On Friday I had the pleasure of attending Pitchfork's Music Festival in Chicago, marking not only my first trip north of Columbus, Ohio but also the first time I've gotten the chance to explore a true music fest to its fullest. I came to Union Park to witness the throbbing, industrial dance epics of Factory Floor and The Haxan Cloak's hissing intensity wrought of bassy minimalism, but it turned out that the record fair that took place in the tennis courts was what made the day most memorable. Hidden among American Football beanies, "Rad Dudes" trading cards and Vampire Weekend records were rare treasures: out-of-print LPs, small-run cassettes, even entire labels I'd never heard of before! My favorite discovery: Chicago's own 1980 Records. They're a non-digital cassette label, a bold stance to take in a bandcamp-driven DIY climate, but that makes them all the more special. Such an ethic invites potential listeners to take risks, to buy a copy of something they've yet to hear, to check out a booth peddling unfamiliar music, to judge a tape buy its cover. The label's name doesn't evoke an abstract nostalgia, it truly embraces the magic of old-school record collection, the allure of the unknown. I took home a handful of selections from 1980 in my backpack. I'll write about a few of my favorites.
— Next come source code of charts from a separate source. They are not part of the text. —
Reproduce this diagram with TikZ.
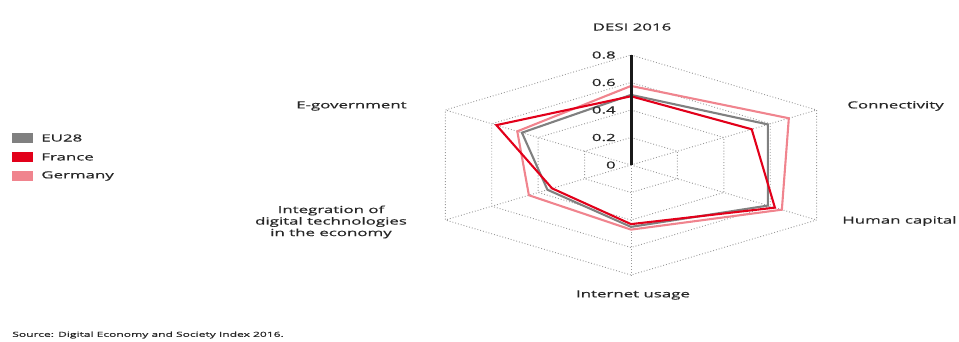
\documentclass[tikz,border=0pt]{standalone}
\usepackage{fontspec}
\setmainfont{Open Sans}
\newfontfamily\chartfont{Open Sans}[FakeBold=0.5]
\definecolor{euGray}{RGB}{128,128,128}
\definecolor{frRed}{RGB}{226,0,26}
\definecolor{deRose}{RGB}{240,132,142}
\begin{document}
\begin{tikzpicture}[x=1bp,y=1bp,
  grid/.style   ={black!40,dotted,line width=0.9bp},
  series/.style ={line width=2.1bp,line join=miter},
  axisline/.style={black!90,line width=3bp},
  axislabel/.style={font=\chartfont\fontsize{9.8bp}{11.5bp}\selectfont,xscale=1.72,inner sep=0pt,text=black!85},
  ticklabel/.style={axislabel,anchor=east},
  legbox/.style ={minimum width=21bp,minimum height=10bp,inner sep=0pt},
  legtext/.style={axislabel,anchor=west}
]
  % ----- page frame -----
  \useasboundingbox (0,0) rectangle (959,341);

  % ----- radar chart, unit = value 1 -----
  \begin{scope}[shift={(631,176)},xscale=268,yscale=137.5]
    % grid hexagons and spokes
    \foreach \r in {0.2,0.4,0.6,0.8}
      \draw[grid] (90:\r) -- (30:\r) -- (-30:\r) -- (-90:\r) -- (-150:\r) -- (150:\r) -- cycle;
    \foreach \a in {30,-30,-90,-150,150}
      \draw[grid] (0,0) -- (\a:0.8);

    % series (DESI, connectivity, human capital, internet, integration, e-gov)
    \draw[series,deRose] (90:0.575) -- (30:0.68) -- (-30:0.65) -- (-90:0.47) -- (-150:0.44) -- (150:0.49) -- cycle;
    \draw[series,euGray] (90:0.51) -- (30:0.59) -- (-30:0.59) -- (-90:0.45) -- (-150:0.36) -- (150:0.47) -- cycle;
    \draw[series,frRed]  (90:0.50) -- (30:0.52) -- (-30:0.62) -- (-90:0.43) -- (-150:0.34) -- (150:0.58) -- cycle;

    % value axis on top
    \coordinate (origin) at (0,0);
    \coordinate (axisTop) at (90:0.8);
    \draw[axisline] (origin) -- (axisTop);
  \end{scope}

  % tick values
  \foreach \v [count=\i] in {0,0.2,0.4,0.6,0.8}
    \node[ticklabel] (tick\i) at (616,{176+137.5*\v}) {\v};

  % ----- axis labels -----
  \node[axislabel] (desi) at (632,314) {DESI 2016};
  \node[axislabel,anchor=west] (conn) at (847,235) {Connectivity};
  \node[axislabel,anchor=west] (human) at (842,120) {Human capital};
  \node[axislabel] (internet) at (633,46) {Internet usage};
  \node[axislabel,align=center] (integ) at (331,119) {Integration of\\digital technologies\\in the economy};
  \node[axislabel,anchor=east] (egov) at (407,235) {E-government};

  % ----- legend -----
  \node[legbox,fill=euGray] (keyEU) at (22.5,203) {};
  \node[legtext] (txtEU) at (41,203) {EU28};
  \node[legbox,fill=frRed] (keyFR) at (22.5,184) {};
  \node[legtext] (txtFR) at (41,184) {France};
  \node[legbox,fill=deRose] (keyDE) at (22.5,165) {};
  \node[legtext] (txtDE) at (41,165) {Germany};

  % ----- source note -----
  \node[anchor=west,inner sep=0pt,xscale=1.72,text=black!85,font=\chartfont\fontsize{7bp}{8bp}\selectfont] (source) at (12,6) {Source: Digital Economy and Society Index 2016.};
\end{tikzpicture}
\end{document}
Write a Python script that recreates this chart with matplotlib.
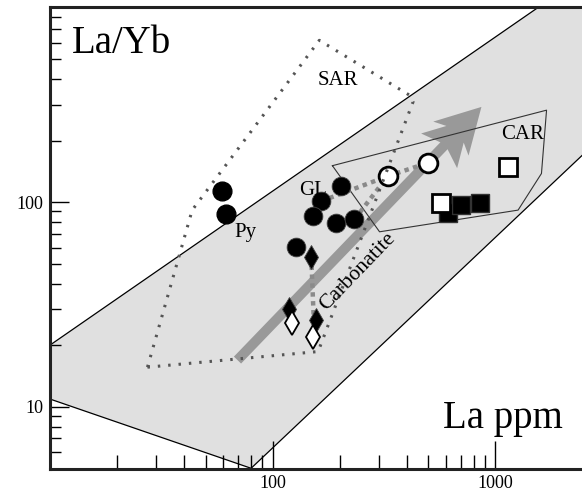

Miki Greenberg - Piano Music

What I really enjoy about 1980 Records is that they can honestly claim that they put out all kinds of music. In perusing the label's discography you can jump from bruising hardcore punk to anthemic psych-pop to relaxing, yet engaging tape's worth of piano solos. As you can guess from the title, Miki Greenberg's 1980 Records offering is the latter of the three. Intelligent and often upbeat, Greenberg's pieces evoke the chipper bounciness of 18th century chamber music, Satie's spareness and sometimes even the fauvist abstraction of Schoenberg throughout the album. It's a surprisingly fun listen that's as artful as it is pop-conscious ---Greenberg has cited the Beatles and the B-52s as influences in other projects he's worked in. If you liked Aphex Twin's work in the Marie Antoinette soundtrack, you'll probably dig this.

The Clams - Self-Titled

Sure, The Clams might be your friendly neighborhood garage-rock band, but under that lo-fi exterior hides an immensity that could fill a stadium. Their self-titled tape opens with a bang: wailing lead guitar atop a trudging rhythm section. It's a bold move, essentially opening your album with a three minute amalgamation of towering guitar licks, but it's worth listening to for the transition into "Jim Song", a song that is initially sparse and folky, but borrows the intensity of its predecessor for its thrilling climax. In a way, The Clams mimick Godspeed You! Black Emperor here, balancing quiet, restrained sections with enormous instrumentation in the chorus of the track. The rest of the album channels Ty Segall and Thee Oh Sees, bringing a surfy psych rock assault to the table. Totally tubular stuff!

F*ck Everlasting - Kenswick Cycles

I love a good cassingle, especially a hardcore punk cassingle! The whole tape is just over two minutes, and makes great use of its time. It reminds me quite a bit of the raw fury heard in Minor Threat's first two EPs. Loud and fast punk that focuses on delivering a knockout blow of fuzz and little else. Each side of Kenswick Cycles is bassy and dizzyingly furious, yet somehow also catchy and memorable.